◆ AIM ◆
Restate the whole listing word for word. Pictures are left out.

[start of DATA SUPPLIED]

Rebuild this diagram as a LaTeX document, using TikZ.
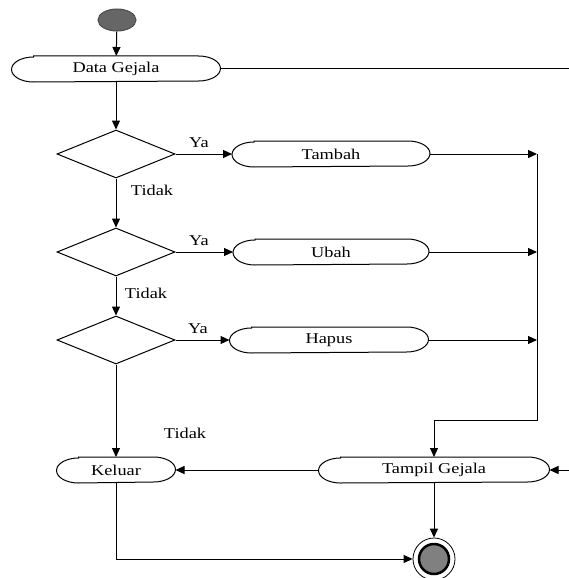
\documentclass[tikz,border=0pt]{standalone}
\usepackage{fontspec}
\setmainfont[FakeStretch=1.22]{Liberation Serif}
\usetikzlibrary{shapes.geometric}
\usetikzlibrary{arrows.meta}
\tikzstyle{activity}=[minimum height=25pt, inner sep=0pt, font=\fontsize{15}{17}\selectfont,
    append after command={\pgfextra{\draw ([xshift=22pt]\tikzlastnode.north west) -- ([xshift=-22pt]\tikzlastnode.north east)
        arc[x radius=22pt, y radius=12.5pt, start angle=90, end angle=-90]
        -- ([xshift=22pt]\tikzlastnode.south west)
        arc[x radius=22pt, y radius=12.5pt, start angle=270, end angle=90] -- cycle;}}]
\tikzstyle{decision}=[draw, diamond, minimum width=118pt, minimum height=48pt, inner sep=0pt]
\tikzstyle{guard}=[inner sep=0pt, font=\fontsize{15}{17}\selectfont]
\tikzstyle{flow}=[-{Triangle[length=9pt, width=8pt]}]

\begin{document}
\begin{tikzpicture}[x=1pt, y=-1pt, line width=1pt]
        \useasboundingbox (0,0) rectangle (568,578);
        \node[draw=black!70, fill=black!60, ellipse, minimum width=38pt, minimum height=22pt] (start) at (117, 20) {};
        \node[activity, minimum width=208pt] (data) at (116, 69) {Data Gejala};
        \node[decision] (d1) at (116, 154) {};
        \node[decision] (d2) at (116, 252) {};
        \node[decision] (d3) at (116, 340) {};
        \node[activity, minimum width=197pt] (tambah) at (331, 154) {Tambah};
        \node[activity, minimum width=195pt] (ubah) at (331, 252) {Ubah};
        \node[activity, minimum width=198pt] (hapus) at (329, 340) {Hapus};
        \node[activity, minimum width=118pt] (keluar) at (116, 470) {Keluar};
        \node[activity, minimum width=230pt] (tampil) at (434, 470) {Tampil Gejala};
        \node[draw, circle, line width=0.8pt, minimum size=42pt] (stop) at (434, 559) {};
        \node[draw, circle, fill=black!50, line width=2.5pt, minimum size=30pt] (stopin) at (stop) {};
        \node[guard] (ya1) at (199, 143) {Ya};
        \node[guard] (ya2) at (199, 241) {Ya};
        \node[guard] (ya3) at (198, 329) {Ya};
        \node[guard] (tidak1) at (152, 190) {Tidak};
        \node[guard] (tidak2) at (146, 293) {Tidak};
        \node[guard] (tidak3) at (185, 433) {Tidak};
        \coordinate (j1) at (537, 154);
        \coordinate (j2) at (537, 252);
        \coordinate (j3) at (537, 340);
        \coordinate (j4) at (537, 420);
        \coordinate (j5) at (434, 420);
        \coordinate (j6) at (571, 69);
        \draw[flow] (start) -- (data);
        \draw[flow] (data) -- (d1);
        \draw[flow] (d1) -- (d2);
        \draw[flow] (d2) -- (d3);
        \draw[flow] (d3) -- (keluar);
        \draw[flow] (d1) -- (tambah);
        \draw[flow] (d2) -- (ubah);
        \draw[flow] (d3) -- (hapus);
        \draw[flow] (tambah) -- (j1);
        \draw[flow] (ubah) -- (j2);
        \draw[flow] (hapus) -- (j3);
        \draw (j1) -- (j4) -- (j5);
        \draw[flow] (j5) -- (tampil);
        \draw[flow] (data) -- (j6) |- (tampil);
        \draw[flow] (tampil) -- (keluar);
        \draw[flow] (tampil) -- (stop);
        \draw[flow] (keluar) |- (stop);
    \end{tikzpicture}
\end{document}
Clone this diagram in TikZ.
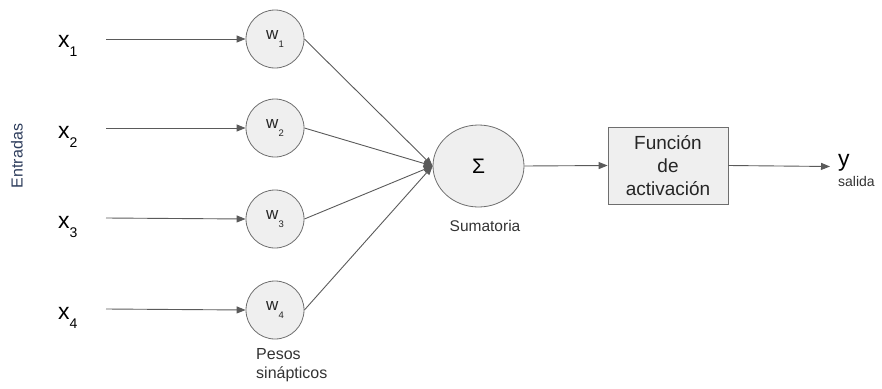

[end of DATA SUPPLIED]

◆ WORKED SOLUTION ◆
Rebuild this diagram as a LaTeX document, using TikZ.
\documentclass[tikz,border=0pt]{standalone}
\usepackage{fontspec}
\setmainfont[FakeStretch=1.22]{Liberation Serif}
\usetikzlibrary{shapes.geometric}
\usetikzlibrary{arrows.meta}
\tikzstyle{activity}=[minimum height=25pt, inner sep=0pt, font=\fontsize{15}{17}\selectfont,
    append after command={\pgfextra{\draw ([xshift=22pt]\tikzlastnode.north west) -- ([xshift=-22pt]\tikzlastnode.north east)
        arc[x radius=22pt, y radius=12.5pt, start angle=90, end angle=-90]
        -- ([xshift=22pt]\tikzlastnode.south west)
        arc[x radius=22pt, y radius=12.5pt, start angle=270, end angle=90] -- cycle;}}]
\tikzstyle{decision}=[draw, diamond, minimum width=118pt, minimum height=48pt, inner sep=0pt]
\tikzstyle{guard}=[inner sep=0pt, font=\fontsize{15}{17}\selectfont]
\tikzstyle{flow}=[-{Triangle[length=9pt, width=8pt]}]

\begin{document}
\begin{tikzpicture}[x=1pt, y=-1pt, line width=1pt]
        \useasboundingbox (0,0) rectangle (568,578);
        \node[draw=black!70, fill=black!60, ellipse, minimum width=38pt, minimum height=22pt] (start) at (117, 20) {};
        \node[activity, minimum width=208pt] (data) at (116, 69) {Data Gejala};
        \node[decision] (d1) at (116, 154) {};
        \node[decision] (d2) at (116, 252) {};
        \node[decision] (d3) at (116, 340) {};
        \node[activity, minimum width=197pt] (tambah) at (331, 154) {Tambah};
        \node[activity, minimum width=195pt] (ubah) at (331, 252) {Ubah};
        \node[activity, minimum width=198pt] (hapus) at (329, 340) {Hapus};
        \node[activity, minimum width=118pt] (keluar) at (116, 470) {Keluar};
        \node[activity, minimum width=230pt] (tampil) at (434, 470) {Tampil Gejala};
        \node[draw, circle, line width=0.8pt, minimum size=42pt] (stop) at (434, 559) {};
        \node[draw, circle, fill=black!50, line width=2.5pt, minimum size=30pt] (stopin) at (stop) {};
        \node[guard] (ya1) at (199, 143) {Ya};
        \node[guard] (ya2) at (199, 241) {Ya};
        \node[guard] (ya3) at (198, 329) {Ya};
        \node[guard] (tidak1) at (152, 190) {Tidak};
        \node[guard] (tidak2) at (146, 293) {Tidak};
        \node[guard] (tidak3) at (185, 433) {Tidak};
        \coordinate (j1) at (537, 154);
        \coordinate (j2) at (537, 252);
        \coordinate (j3) at (537, 340);
        \coordinate (j4) at (537, 420);
        \coordinate (j5) at (434, 420);
        \coordinate (j6) at (571, 69);
        \draw[flow] (start) -- (data);
        \draw[flow] (data) -- (d1);
        \draw[flow] (d1) -- (d2);
        \draw[flow] (d2) -- (d3);
        \draw[flow] (d3) -- (keluar);
        \draw[flow] (d1) -- (tambah);
        \draw[flow] (d2) -- (ubah);
        \draw[flow] (d3) -- (hapus);
        \draw[flow] (tambah) -- (j1);
        \draw[flow] (ubah) -- (j2);
        \draw[flow] (hapus) -- (j3);
        \draw (j1) -- (j4) -- (j5);
        \draw[flow] (j5) -- (tampil);
        \draw[flow] (data) -- (j6) |- (tampil);
        \draw[flow] (tampil) -- (keluar);
        \draw[flow] (tampil) -- (stop);
        \draw[flow] (keluar) |- (stop);
    \end{tikzpicture}
\end{document}
Clone this diagram in TikZ.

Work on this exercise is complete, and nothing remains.